Quote verbatim the span of lines that begins the listing below and closes with the line containing "39, 35, 41, 40, 39, 34, 28, 33, 47]".

Dataset entries.
•••••

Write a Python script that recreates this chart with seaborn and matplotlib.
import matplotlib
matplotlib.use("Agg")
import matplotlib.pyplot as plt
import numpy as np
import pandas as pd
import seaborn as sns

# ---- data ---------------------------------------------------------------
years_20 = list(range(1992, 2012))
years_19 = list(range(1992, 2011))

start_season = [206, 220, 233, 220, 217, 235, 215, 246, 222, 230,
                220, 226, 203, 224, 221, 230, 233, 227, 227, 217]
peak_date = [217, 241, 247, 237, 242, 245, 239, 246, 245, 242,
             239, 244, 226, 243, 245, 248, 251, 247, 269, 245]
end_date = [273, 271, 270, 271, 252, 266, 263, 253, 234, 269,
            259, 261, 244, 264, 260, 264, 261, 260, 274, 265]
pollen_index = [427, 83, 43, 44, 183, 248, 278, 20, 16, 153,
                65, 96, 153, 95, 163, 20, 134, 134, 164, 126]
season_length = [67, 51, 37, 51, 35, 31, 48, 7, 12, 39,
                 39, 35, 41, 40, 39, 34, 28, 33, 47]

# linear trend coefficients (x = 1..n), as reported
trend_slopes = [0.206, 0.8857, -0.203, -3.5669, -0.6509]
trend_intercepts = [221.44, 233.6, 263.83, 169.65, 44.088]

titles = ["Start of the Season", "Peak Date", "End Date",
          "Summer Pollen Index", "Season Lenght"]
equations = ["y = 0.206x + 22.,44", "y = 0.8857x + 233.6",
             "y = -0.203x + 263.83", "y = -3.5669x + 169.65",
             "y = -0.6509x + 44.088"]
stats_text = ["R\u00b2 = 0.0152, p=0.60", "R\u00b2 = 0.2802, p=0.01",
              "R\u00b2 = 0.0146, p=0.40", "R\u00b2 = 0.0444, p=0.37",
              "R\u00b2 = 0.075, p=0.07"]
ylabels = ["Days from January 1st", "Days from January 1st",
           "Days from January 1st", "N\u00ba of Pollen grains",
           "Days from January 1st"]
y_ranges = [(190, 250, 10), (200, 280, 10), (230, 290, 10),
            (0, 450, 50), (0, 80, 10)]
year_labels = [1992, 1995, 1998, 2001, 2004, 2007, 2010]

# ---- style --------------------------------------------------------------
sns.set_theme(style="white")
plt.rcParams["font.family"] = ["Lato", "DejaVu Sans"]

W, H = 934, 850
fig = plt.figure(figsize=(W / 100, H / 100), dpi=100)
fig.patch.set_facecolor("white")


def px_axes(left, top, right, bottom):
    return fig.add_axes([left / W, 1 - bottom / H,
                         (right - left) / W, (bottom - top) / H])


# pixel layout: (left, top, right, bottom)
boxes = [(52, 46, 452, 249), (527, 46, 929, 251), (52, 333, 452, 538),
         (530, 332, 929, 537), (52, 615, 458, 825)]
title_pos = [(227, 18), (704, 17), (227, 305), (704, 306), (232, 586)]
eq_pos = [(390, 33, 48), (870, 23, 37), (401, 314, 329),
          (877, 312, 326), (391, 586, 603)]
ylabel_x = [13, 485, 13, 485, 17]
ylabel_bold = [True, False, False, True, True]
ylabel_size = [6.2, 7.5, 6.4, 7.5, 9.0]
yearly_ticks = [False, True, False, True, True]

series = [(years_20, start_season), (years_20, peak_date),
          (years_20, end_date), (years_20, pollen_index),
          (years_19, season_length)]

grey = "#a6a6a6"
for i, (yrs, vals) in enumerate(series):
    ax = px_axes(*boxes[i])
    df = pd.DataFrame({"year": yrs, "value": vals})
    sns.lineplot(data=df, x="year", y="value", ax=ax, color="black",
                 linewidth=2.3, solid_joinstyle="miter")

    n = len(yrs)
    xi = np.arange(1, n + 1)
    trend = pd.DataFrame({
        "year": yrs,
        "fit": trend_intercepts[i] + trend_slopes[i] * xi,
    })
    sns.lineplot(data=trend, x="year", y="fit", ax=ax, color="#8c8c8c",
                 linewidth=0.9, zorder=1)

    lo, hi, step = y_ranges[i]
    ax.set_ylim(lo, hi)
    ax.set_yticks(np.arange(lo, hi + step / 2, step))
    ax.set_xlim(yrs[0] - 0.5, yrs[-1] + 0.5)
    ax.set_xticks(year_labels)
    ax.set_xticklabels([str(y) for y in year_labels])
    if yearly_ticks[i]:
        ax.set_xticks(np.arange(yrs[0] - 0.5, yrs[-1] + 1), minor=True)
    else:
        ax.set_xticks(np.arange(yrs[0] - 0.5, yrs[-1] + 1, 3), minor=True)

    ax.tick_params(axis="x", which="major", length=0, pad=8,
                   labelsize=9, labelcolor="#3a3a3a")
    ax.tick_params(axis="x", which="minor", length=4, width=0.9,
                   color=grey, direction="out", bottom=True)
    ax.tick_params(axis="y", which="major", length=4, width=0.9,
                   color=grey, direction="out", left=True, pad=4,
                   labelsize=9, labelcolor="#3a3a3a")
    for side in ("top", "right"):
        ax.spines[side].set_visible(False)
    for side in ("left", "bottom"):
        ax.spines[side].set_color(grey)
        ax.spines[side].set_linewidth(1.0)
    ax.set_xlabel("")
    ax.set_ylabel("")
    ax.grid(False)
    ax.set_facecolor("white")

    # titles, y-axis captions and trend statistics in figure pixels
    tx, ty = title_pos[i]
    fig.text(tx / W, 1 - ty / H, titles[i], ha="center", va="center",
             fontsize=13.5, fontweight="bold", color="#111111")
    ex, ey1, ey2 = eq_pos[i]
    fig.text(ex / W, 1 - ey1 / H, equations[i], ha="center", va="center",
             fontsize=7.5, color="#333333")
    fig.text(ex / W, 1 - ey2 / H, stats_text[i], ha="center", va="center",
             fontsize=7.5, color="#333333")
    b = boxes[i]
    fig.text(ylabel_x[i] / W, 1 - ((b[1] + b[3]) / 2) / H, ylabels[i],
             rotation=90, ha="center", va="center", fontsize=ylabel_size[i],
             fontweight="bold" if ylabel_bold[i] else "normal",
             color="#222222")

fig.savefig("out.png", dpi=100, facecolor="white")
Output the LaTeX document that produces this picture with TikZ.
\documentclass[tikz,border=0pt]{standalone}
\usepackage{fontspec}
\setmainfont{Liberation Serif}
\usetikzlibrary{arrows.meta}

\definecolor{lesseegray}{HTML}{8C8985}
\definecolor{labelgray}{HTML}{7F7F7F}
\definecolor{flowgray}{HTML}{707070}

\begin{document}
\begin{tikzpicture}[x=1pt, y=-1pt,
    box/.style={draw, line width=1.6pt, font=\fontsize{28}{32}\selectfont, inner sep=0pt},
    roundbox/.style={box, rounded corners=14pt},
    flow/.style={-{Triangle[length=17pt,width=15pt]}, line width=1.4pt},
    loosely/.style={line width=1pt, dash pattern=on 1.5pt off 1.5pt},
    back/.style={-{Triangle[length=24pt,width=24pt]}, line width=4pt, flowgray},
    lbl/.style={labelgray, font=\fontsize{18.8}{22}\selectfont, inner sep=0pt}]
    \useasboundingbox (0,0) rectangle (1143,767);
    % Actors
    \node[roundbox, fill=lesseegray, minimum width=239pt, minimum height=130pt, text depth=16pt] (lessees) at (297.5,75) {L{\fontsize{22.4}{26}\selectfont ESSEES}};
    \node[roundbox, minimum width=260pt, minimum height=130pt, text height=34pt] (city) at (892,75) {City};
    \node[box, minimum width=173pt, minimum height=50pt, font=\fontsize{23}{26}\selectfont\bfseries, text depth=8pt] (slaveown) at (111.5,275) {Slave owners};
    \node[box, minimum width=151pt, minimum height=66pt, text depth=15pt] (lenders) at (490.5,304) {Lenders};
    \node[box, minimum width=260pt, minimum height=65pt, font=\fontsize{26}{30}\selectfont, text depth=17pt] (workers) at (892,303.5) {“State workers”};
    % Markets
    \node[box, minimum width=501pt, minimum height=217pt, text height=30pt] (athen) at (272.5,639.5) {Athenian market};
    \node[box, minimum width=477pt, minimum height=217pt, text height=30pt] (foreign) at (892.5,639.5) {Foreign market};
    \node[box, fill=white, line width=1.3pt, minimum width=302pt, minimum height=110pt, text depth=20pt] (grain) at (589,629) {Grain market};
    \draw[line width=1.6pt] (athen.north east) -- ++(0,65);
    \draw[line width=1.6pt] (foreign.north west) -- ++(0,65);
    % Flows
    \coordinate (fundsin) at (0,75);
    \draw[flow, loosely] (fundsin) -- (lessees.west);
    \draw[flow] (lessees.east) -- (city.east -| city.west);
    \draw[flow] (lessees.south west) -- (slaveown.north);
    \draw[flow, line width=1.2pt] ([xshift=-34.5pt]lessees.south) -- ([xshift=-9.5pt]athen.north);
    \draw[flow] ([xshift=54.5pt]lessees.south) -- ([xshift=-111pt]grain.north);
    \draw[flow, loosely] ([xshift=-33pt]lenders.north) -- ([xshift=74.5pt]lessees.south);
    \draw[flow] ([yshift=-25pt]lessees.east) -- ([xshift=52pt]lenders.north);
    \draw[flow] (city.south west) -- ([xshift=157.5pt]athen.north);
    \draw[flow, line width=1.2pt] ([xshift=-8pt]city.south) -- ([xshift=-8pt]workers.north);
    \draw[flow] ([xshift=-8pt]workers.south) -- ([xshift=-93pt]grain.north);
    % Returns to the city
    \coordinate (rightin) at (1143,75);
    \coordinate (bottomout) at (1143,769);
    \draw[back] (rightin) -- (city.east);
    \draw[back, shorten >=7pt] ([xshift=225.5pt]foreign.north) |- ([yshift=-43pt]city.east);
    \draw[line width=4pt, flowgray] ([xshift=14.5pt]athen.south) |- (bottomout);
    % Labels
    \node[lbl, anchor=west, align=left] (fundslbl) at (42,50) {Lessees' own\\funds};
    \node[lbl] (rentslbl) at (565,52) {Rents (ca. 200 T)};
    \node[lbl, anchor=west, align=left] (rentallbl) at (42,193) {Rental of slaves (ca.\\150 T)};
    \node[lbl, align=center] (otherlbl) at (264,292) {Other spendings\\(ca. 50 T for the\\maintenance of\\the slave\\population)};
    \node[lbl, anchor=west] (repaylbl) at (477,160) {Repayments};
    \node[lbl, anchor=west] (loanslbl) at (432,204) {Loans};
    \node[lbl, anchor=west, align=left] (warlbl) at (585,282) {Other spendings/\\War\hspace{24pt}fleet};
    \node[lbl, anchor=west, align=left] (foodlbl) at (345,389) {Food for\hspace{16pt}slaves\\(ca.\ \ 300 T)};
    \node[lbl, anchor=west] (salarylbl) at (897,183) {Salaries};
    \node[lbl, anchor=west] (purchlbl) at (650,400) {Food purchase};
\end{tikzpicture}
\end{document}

•••••

Output.
Write a Python script that recreates this chart with seaborn and matplotlib.
import matplotlib
matplotlib.use("Agg")
import matplotlib.pyplot as plt
import numpy as np
import pandas as pd
import seaborn as sns

# ---- data ---------------------------------------------------------------
years_20 = list(range(1992, 2012))
years_19 = list(range(1992, 2011))

start_season = [206, 220, 233, 220, 217, 235, 215, 246, 222, 230,
                220, 226, 203, 224, 221, 230, 233, 227, 227, 217]
peak_date = [217, 241, 247, 237, 242, 245, 239, 246, 245, 242,
             239, 244, 226, 243, 245, 248, 251, 247, 269, 245]
end_date = [273, 271, 270, 271, 252, 266, 263, 253, 234, 269,
            259, 261, 244, 264, 260, 264, 261, 260, 274, 265]
pollen_index = [427, 83, 43, 44, 183, 248, 278, 20, 16, 153,
                65, 96, 153, 95, 163, 20, 134, 134, 164, 126]
season_length = [67, 51, 37, 51, 35, 31, 48, 7, 12, 39,
                 39, 35, 41, 40, 39, 34, 28, 33, 47]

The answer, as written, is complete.